**WHAT TO WORK ON**
Transcribe exactly the lines from the one containing "Emit a web page" through the one containing "const xTicks = [0, 10, 20, 30];", both included, and leave out any pictures.

::: RECORDED DATA

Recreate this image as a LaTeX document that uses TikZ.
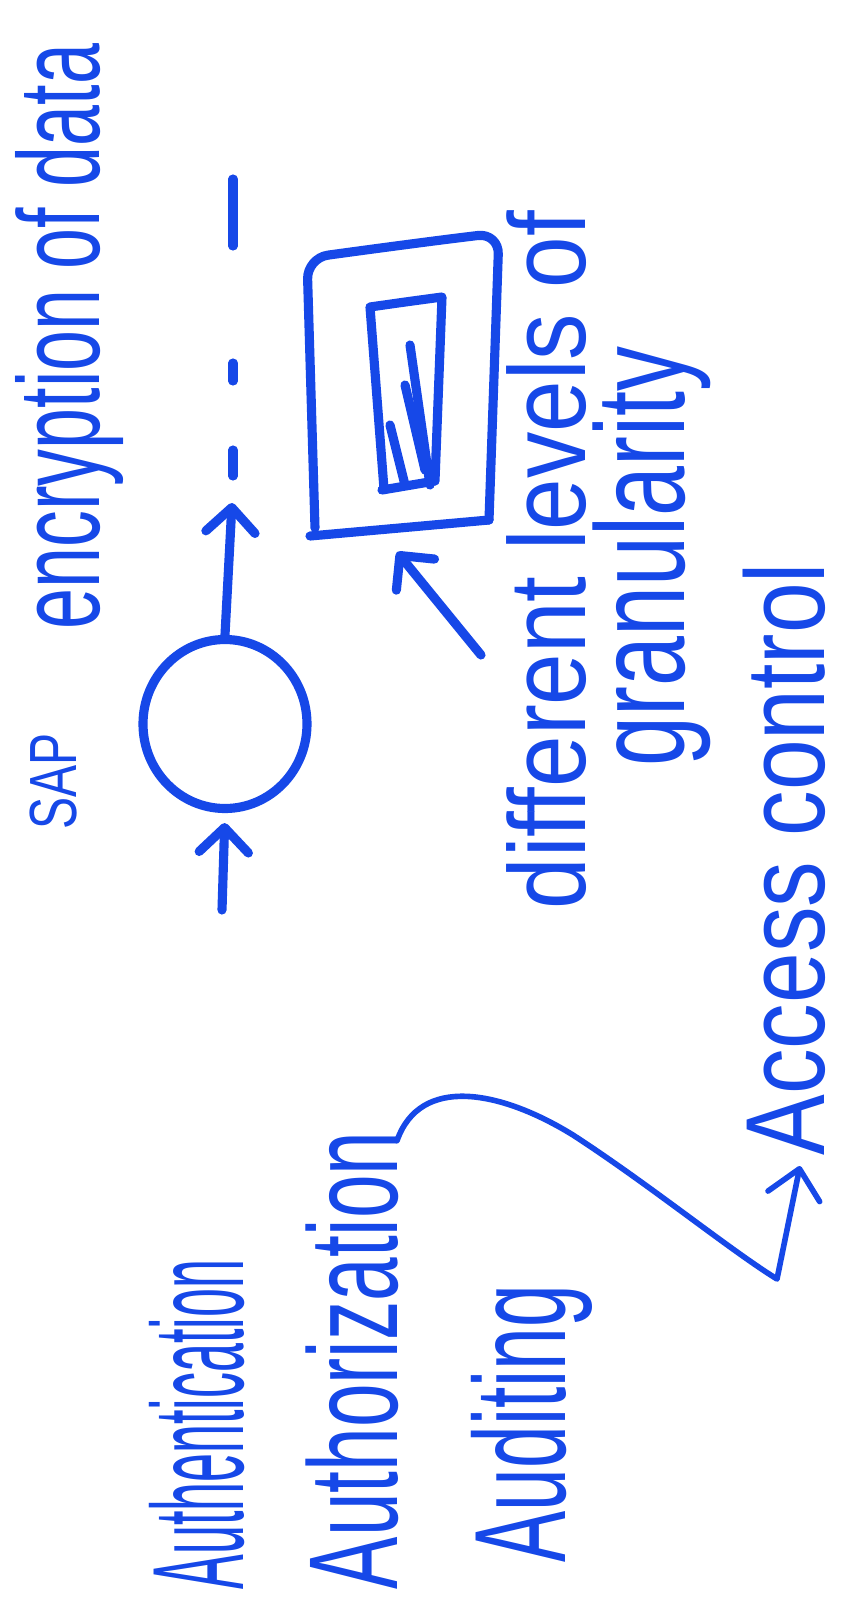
\documentclass[tikz,border=0pt]{standalone}
\usepackage{fontspec}
\newfontfamily\marker{Liberation Sans}
\usetikzlibrary{arrows.meta, shapes.geometric, positioning}
\definecolor{ink}{RGB}{22,72,232}

\begin{document}
\begin{tikzpicture}[
    x=0.1mm, y=-0.1mm,
    pen/.style={draw=ink, line width=2.6pt, line cap=round, line join=round},
    arr/.style={pen, -{Straight Barb[round, length=7pt, width=14pt]}},
    swoop/.style={pen, line width=1.6pt, -{Straight Barb[round, length=8pt, width=15pt]}},
    note/.style 2 args={text=ink, rotate=90, anchor=base west, inner sep=0pt,
                 font=\fontsize{#1}{#1}\marker\addfontfeature{FakeStretch=#2}},
    blobstyle/.style={ellipse, pen, minimum width=16.4mm, minimum height=16.9mm, inner sep=0pt}
]
\fill[white] (0,0) rectangle (848,1603);
\useasboundingbox (0,0) rectangle (848,1603);

% top row
\node[note={19}{0.72}] (sap) at (76,830) {SAP};
\node[note={33}{0.635}] (enc) at (99,630) {encryption of data};

% the data flow
\node[blobstyle] (blob) at (225,724) {};
\coordinate (uptip) at (232,503);
\coordinate (intail) at (222,910);
\draw[arr, shorten >=1mm] (intail) -- (blob.south);
\draw[arr] (blob.north) -- (uptip);
\foreach \a/\b in {179/246, 363/381, 450/476}
  \draw[pen] (233,\a) -- (233,\b);

% nested boxes
\draw[pen, rounded corners=6] (315,528) -- (307,258)
    .. controls (380,248) and (440,240) .. (499,233) -- (489,520);
\draw[pen] (310,536) -- (489,520);
\draw[pen] (384,489) -- (370,307) .. controls (405,302) .. (442,297)
    -- (435,481) -- (382,490);
\draw[pen] (410,345) -- (430,485);
\draw[pen] (405,385) -- (425,470);
\draw[pen] (390,425) -- (405,485);

\node[note={31}{0.85}] (diff) at (585,910) {different levels of};
\node[note={36}{0.71}] (gran) at (684,767) {granularity};
\coordinate (gtail) at (481,655);
\coordinate (gtip) at (397,552);
\draw[arr] (gtail) -- (gtip);

% left column
\node[note={32}{0.81}] (acc) at (824,1156) {Access control};
\node[note={37}{0.40}] (authn) at (243,1590) {Authentication};
\node[note={36}{0.62}] (authz) at (397,1590) {Authorization};
\node[note={37}{0.59}] (audit) at (565,1563) {Auditing};

\coordinate (dip) at (777,1279);
\draw[swoop] ([yshift=-1mm]authz.base east)
    .. controls (420,1075) and (500,1090) .. (573,1135)
    .. controls (650,1185) and (730,1250) .. (dip)
    -- ([xshift=-2.4mm,yshift=-1mm]acc.base west);
\end{tikzpicture}
\end{document}
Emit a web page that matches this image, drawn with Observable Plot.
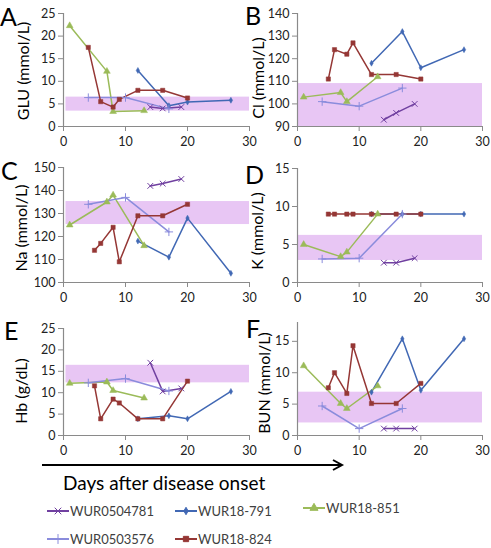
<!DOCTYPE html>
<html><head><meta charset="utf-8">
<script src="https://cdn.jsdelivr.net/npm/d3@7"></script>
<script src="https://cdn.jsdelivr.net/npm/@observablehq/plot@0.6"></script>
<style>
body{margin:0;background:#fff;font-family:Lato,"Open Sans",sans-serif;}
#chart{position:relative;width:491px;height:548px;overflow:hidden;background:#fff}
.panel{position:absolute}
.letter{position:absolute;font-size:25px;color:#000;line-height:1;font-family:Lato,sans-serif}
.ylab{position:absolute;font-size:16px;color:#000;white-space:nowrap;transform:translate(-50%,-50%) rotate(-90deg);font-family:Lato,sans-serif}
.xtitle{position:absolute;font-size:19px;color:#000;white-space:nowrap;font-family:Lato,sans-serif}
</style></head><body><div id="chart"></div><script>
// ---- data ----
const seriesNames = ["WUR0504781", "WUR18-791", "WUR18-851", "WUR0503576", "WUR18-824"];
const seriesColors = ["#7040a0", "#4168b4", "#9bbb59", "#8a8cdc", "#953735"];
const seriesSymbols = ["times", "diamond", "triangle", "plus", "square"];
const seriesDays = [[14, 16, 19], [12, 17, 20, 27], [1, 7, 8, 13], [4, 10, 17], [5, 6, 8, 9, 12, 16, 20]];
const gluDays824 = [4, 6, 8, 9, 12, 16, 20];
const xTicks = [0, 10, 20, 30];

const glu = [[4.3, 4.0, 4.3], [12.4, 4.6, 5.4, 5.8], [22.3, 12.2, 3.3, 3.5], [6.4, 6.4, 3.9], [17.5, 5.5, 4.3, 6.0, 8.0, 8.0, 6.3]];
const cl  = [[93, 96, 100], [118, 132, 116, 124], [103, 105, 101, 112], [101, 99, 107], [111, 124, 122, 127, 113, 113, 111]];
const na  = [[142, 143, 145], [118, 111, 128, 104], [125, 135, 138, 116], [134, 137, 122], [114, 117, 124, 109, 129, 129, 134]];
const k   = [[2.6, 2.6, 3.2], [9, 9, 9, 9], [5.0, 3.4, 4.0, 9.0], [3.1, 3.2, 9.0], [9, 9, 9, 9, 9, 9, 9]];
const hb  = [[17.0, 10.3, 11.0], [3.9, 4.6, 3.9, 10.3], [12.2, 12.5, 10.5, 8.75], [12.3, 13.3, 10.4], [11.6, 3.9, 8.5, 7.6, 3.9, 3.9, 12.7]];
const bun = [[1.1, 1.1, 1.1], [6.9, 15.4, 7.2, 15.4], [11.1, 5.1, 4.3, 7.9], [4.7, 1.1, 4.3], [7.6, 10.0, 6.7, 14.3, 5.1, 5.1, 8.3]];

const gluRange = [3.4, 6.5], clRange = [90, 109], naRange = [125.2, 135.2], kRange = [2.9, 6.2], hbRange = [12.3, 16.4], bunRange = [2.0, 6.9];
const gluTicks = [0, 5, 10, 15, 20, 25], clTicks = [90, 100, 110, 120, 130, 140], naTicks = [100, 110, 120, 130, 140, 150],
      kTicks = [0, 5, 10, 15], hbTicks = [0, 5, 10, 15, 20, 25], bunTicks = [0, 5, 10, 15];
const letters = ["A", "B", "C", "D", "E", "F"];
const yLabels = ["GLU (mmol/L)", "Cl (mmol/L)", "Na (mmol/L)", "K (mmol/L)", "Hb (g/dL)", "BUN (mmol/L)"];
const xTitle = "Days after disease onset";

// ---- style ----
const bandColor = "#e8c6f4";
const axisColor = "#8a8a8a";
const symbolR = {times: 2.7, diamond: 1.8, triangle: 2.5, plus: 2.8, square: 2.4};
const chart = document.getElementById("chart");

function panel(o) {
  const rows = [];
  seriesNames.forEach((name, i) => {
    const days = (o.days && o.days[i]) || seriesDays[i];
    o.values[i].forEach((v, j) => rows.push({series: name, day: days[j], value: v}));
  });
  const dotMarks = seriesNames.map((name, i) => {
    const sym = seriesSymbols[i];
    const filled = ["diamond", "triangle", "square"].includes(sym);
    return Plot.dot(rows.filter(d => d.series === name), {
      x: "day", y: "value", symbol: sym, r: symbolR[sym],
      fill: filled ? seriesColors[i] : "none", stroke: seriesColors[i], strokeWidth: filled ? 0.5 : 1
    });
  });
  const plot = Plot.plot({
    width: o.width, height: o.mT + o.plotH + 30,
    marginLeft: o.mL, marginRight: o.mR, marginTop: o.mT, marginBottom: 30,
    style: {overflow: "visible", fontSize: "12.5px", fontFamily: "Lato, sans-serif", color: "#222", background: "transparent"},
    x: {domain: [0, 30]},
    y: {domain: o.yDomain},
    color: {domain: seriesNames, range: seriesColors},
    marks: [
      Plot.rect([o.band], {x1: () => o.bandX1, x2: () => 30, y1: d => d[0], y2: d => d[1], fill: bandColor}),
      Plot.ruleX([0], {stroke: axisColor, strokeWidth: 1.2}),
      Plot.ruleY([o.yDomain[0]], {stroke: axisColor, strokeWidth: 1.2}),
      Plot.axisX(xTicks, {tickSize: 5, tickPadding: 6, stroke: axisColor, fill: "#222", label: null}),
      Plot.axisY(o.yTicks, {tickSize: 5, tickPadding: 3, stroke: axisColor, fill: "#222", label: null}),
      Plot.line(rows, {x: "day", y: "value", z: "series", stroke: "series", strokeWidth: 1.5}),
      ...dotMarks
    ]
  });
  const div = document.createElement("div");
  div.className = "panel";
  div.style.left = o.left + "px";
  div.style.top = o.top + "px";
  div.appendChild(plot);
  chart.appendChild(div);
}

const L = {left: 0, width: 251, mL: 63, mR: 2, bandX1: 0.4};
const R = {left: 245, width: 239, mL: 52, mR: 2, bandX1: 0.1};
panel({...L, top: 0, mT: 13, plotH: 113, yDomain: [0, 25], yTicks: gluTicks, band: gluRange, values: glu, days: [null, null, null, null, gluDays824]});
panel({...R, top: 0, mT: 13, plotH: 113, yDomain: [90, 140], yTicks: clTicks, band: clRange, values: cl});
panel({...L, top: 154, mT: 13, plotH: 115, yDomain: [100, 150], yTicks: naTicks, band: naRange, values: na});
panel({...R, top: 154, mT: 14, plotH: 114, yDomain: [0, 15], yTicks: kTicks, band: kRange, values: k});
panel({...L, top: 309, mT: 19, plotH: 107, yDomain: [0, 25], yTicks: hbTicks, band: hbRange, values: hb});
panel({...R, top: 309, mT: 13, plotH: 113, yDomain: [0, 18], yTicks: bunTicks, band: bunRange, values: bun});

// letters & y labels
const letterPos = [[0, 4], [245, 3], [1, 158], [245, 162], [4, 318], [246, 316]];
const ylabPos = [[22, 71], [257, 78], [20, 228], [256, 231], [20, 391], [263, 383]];
letters.forEach((t, i) => {
  const d = document.createElement("div");
  d.className = "letter"; d.textContent = t;
  d.style.left = letterPos[i][0] + "px"; d.style.top = letterPos[i][1] + "px";
  chart.appendChild(d);
  const y = document.createElement("div");
  y.className = "ylab"; y.textContent = yLabels[i];
  y.style.left = ylabPos[i][0] + "px"; y.style.top = ylabPos[i][1] + "px";
  chart.appendChild(y);
});

// arrow + x title
const ns = "http://www.w3.org/2000/svg";
const arrow = document.createElementNS(ns, "svg");
arrow.setAttribute("width", 491); arrow.setAttribute("height", 548);
arrow.style.position = "absolute"; arrow.style.left = "0"; arrow.style.top = "0"; arrow.style.pointerEvents = "none";
arrow.innerHTML = `<line x1="42" y1="465" x2="342" y2="465" stroke="#000" stroke-width="2"/>
<path d="M333,460 L342,465 L333,470" fill="none" stroke="#000" stroke-width="2"/>`;
chart.appendChild(arrow);
const xt = document.createElement("div");
xt.className = "xtitle"; xt.textContent = xTitle;
xt.style.left = "63px"; xt.style.top = "471px";
chart.appendChild(xt);

// legend
const legendPos = [[47, 511], [175, 511], [303, 508], [47, 539], [175, 539]];
const leg = document.createElementNS(ns, "svg");
leg.setAttribute("width", 491); leg.setAttribute("height", 548);
leg.style.position = "absolute"; leg.style.left = "0"; leg.style.top = "0";
const symGen = {times: d3.symbolTimes, diamond: d3.symbolDiamond, triangle: d3.symbolTriangle, plus: d3.symbolPlus, square: d3.symbolSquare};
const legSize = {times: 30, diamond: 16, triangle: 28, plus: 34, square: 28};
let html = "";
seriesNames.forEach((name, i) => {
  const [x, y] = legendPos[i];
  const c = seriesColors[i];
  const sym = seriesSymbols[i];
  const filled = ["diamond", "triangle", "square"].includes(sym);
  const p = d3.symbol(symGen[sym], legSize[sym])();
  html += `<line x1="${x}" y1="${y}" x2="${x + 22}" y2="${y}" stroke="${c}" stroke-width="2"/>`;
  html += `<path transform="translate(${x + 11},${y})" d="${p}" fill="${filled ? c : "none"}" stroke="${c}" stroke-width="1"/>`;
  html += `<text x="${x + 23}" y="${y}" dy="0.35em" font-family="Lato, sans-serif" font-size="13" fill="#404040">${name}</text>`;
});
leg.innerHTML = html;
chart.appendChild(leg);
</script></body></html>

::::::

**FINAL RESULT**
Emit a web page that matches this image, drawn with Observable Plot.
<!DOCTYPE html>
<html><head><meta charset="utf-8">
<script src="https://cdn.jsdelivr.net/npm/d3@7"></script>
<script src="https://cdn.jsdelivr.net/npm/@observablehq/plot@0.6"></script>
<style>
body{margin:0;background:#fff;font-family:Lato,"Open Sans",sans-serif;}
#chart{position:relative;width:491px;height:548px;overflow:hidden;background:#fff}
.panel{position:absolute}
.letter{position:absolute;font-size:25px;color:#000;line-height:1;font-family:Lato,sans-serif}
.ylab{position:absolute;font-size:16px;color:#000;white-space:nowrap;transform:translate(-50%,-50%) rotate(-90deg);font-family:Lato,sans-serif}
.xtitle{position:absolute;font-size:19px;color:#000;white-space:nowrap;font-family:Lato,sans-serif}
</style></head><body><div id="chart"></div><script>
// ---- data ----
const seriesNames = ["WUR0504781", "WUR18-791", "WUR18-851", "WUR0503576", "WUR18-824"];
const seriesColors = ["#7040a0", "#4168b4", "#9bbb59", "#8a8cdc", "#953735"];
const seriesSymbols = ["times", "diamond", "triangle", "plus", "square"];
const seriesDays = [[14, 16, 19], [12, 17, 20, 27], [1, 7, 8, 13], [4, 10, 17], [5, 6, 8, 9, 12, 16, 20]];
const gluDays824 = [4, 6, 8, 9, 12, 16, 20];
const xTicks = [0, 10, 20, 30];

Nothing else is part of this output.